-- WHAT IS REQUIRED --
Can you set down, exactly as they appear below, the lines from the opening of the material through the one bearing "0.0875, 0.114, 0.148]", minus the pictures?

-- TASK INPUTS --
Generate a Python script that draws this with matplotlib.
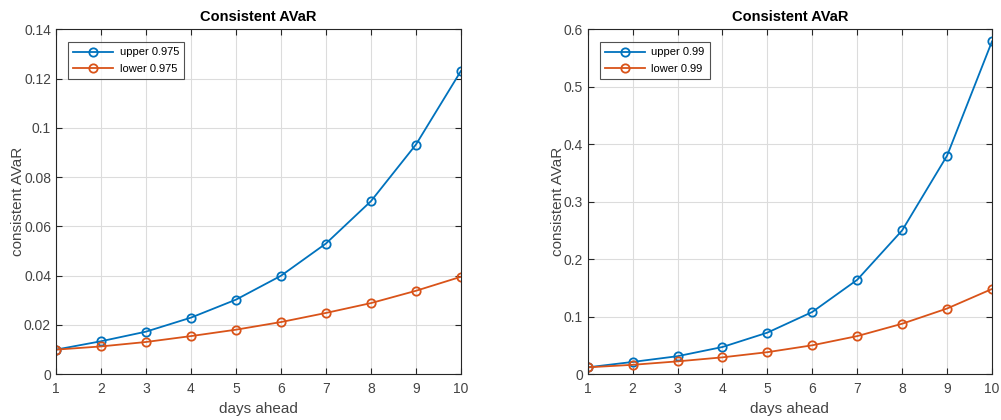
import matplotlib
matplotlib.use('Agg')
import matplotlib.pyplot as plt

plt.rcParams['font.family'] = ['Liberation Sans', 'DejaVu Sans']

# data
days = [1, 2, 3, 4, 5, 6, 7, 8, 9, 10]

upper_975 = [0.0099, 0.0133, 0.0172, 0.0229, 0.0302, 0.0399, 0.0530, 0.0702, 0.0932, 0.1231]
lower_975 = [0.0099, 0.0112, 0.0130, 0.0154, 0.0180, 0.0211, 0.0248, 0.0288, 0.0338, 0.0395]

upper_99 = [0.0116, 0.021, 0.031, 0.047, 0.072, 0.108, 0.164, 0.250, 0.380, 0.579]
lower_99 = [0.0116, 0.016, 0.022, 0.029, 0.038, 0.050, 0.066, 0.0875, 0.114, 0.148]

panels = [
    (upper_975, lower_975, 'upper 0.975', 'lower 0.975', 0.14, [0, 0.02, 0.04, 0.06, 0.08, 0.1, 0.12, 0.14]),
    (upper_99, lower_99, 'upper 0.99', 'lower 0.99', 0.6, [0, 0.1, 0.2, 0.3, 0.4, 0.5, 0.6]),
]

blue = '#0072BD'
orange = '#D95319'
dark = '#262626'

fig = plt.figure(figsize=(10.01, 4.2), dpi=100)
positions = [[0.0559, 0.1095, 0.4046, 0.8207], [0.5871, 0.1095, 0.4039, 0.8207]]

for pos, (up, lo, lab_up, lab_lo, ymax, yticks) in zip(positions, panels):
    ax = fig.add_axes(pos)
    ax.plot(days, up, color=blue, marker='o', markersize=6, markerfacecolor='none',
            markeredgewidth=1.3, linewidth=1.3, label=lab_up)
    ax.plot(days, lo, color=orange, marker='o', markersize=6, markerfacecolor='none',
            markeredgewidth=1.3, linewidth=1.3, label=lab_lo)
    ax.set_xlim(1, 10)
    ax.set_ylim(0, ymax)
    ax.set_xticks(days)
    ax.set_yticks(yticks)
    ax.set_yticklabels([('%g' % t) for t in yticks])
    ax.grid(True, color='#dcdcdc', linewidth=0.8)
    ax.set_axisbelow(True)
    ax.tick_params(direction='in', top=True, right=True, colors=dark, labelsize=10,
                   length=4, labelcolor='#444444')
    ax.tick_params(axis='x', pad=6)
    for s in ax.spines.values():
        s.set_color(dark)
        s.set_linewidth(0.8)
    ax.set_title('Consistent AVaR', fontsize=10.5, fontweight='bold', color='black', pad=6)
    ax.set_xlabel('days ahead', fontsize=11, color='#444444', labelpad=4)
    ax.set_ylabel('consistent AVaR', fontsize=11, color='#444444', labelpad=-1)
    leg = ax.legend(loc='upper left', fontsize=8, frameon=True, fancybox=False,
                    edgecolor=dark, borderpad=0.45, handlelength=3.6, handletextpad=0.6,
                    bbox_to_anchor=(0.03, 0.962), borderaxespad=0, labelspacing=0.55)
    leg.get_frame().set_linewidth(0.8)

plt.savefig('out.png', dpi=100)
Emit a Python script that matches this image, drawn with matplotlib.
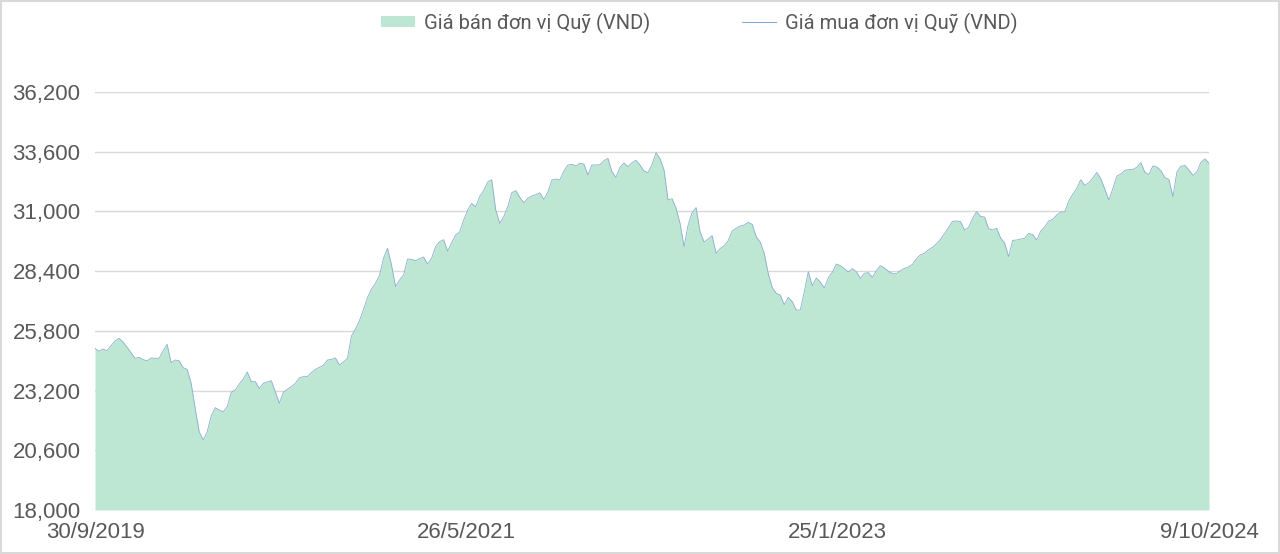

-- RESULT --
Generate a Python script that draws this with matplotlib.
import matplotlib
matplotlib.use('Agg')
import matplotlib.pyplot as plt

plt.rcParams['font.family'] = ['Liberation Sans', 'DejaVu Sans']

# data
days = [1, 2, 3, 4, 5, 6, 7, 8, 9, 10]

upper_975 = [0.0099, 0.0133, 0.0172, 0.0229, 0.0302, 0.0399, 0.0530, 0.0702, 0.0932, 0.1231]
lower_975 = [0.0099, 0.0112, 0.0130, 0.0154, 0.0180, 0.0211, 0.0248, 0.0288, 0.0338, 0.0395]

upper_99 = [0.0116, 0.021, 0.031, 0.047, 0.072, 0.108, 0.164, 0.250, 0.380, 0.579]
lower_99 = [0.0116, 0.016, 0.022, 0.029, 0.038, 0.050, 0.066, 0.0875, 0.114, 0.148]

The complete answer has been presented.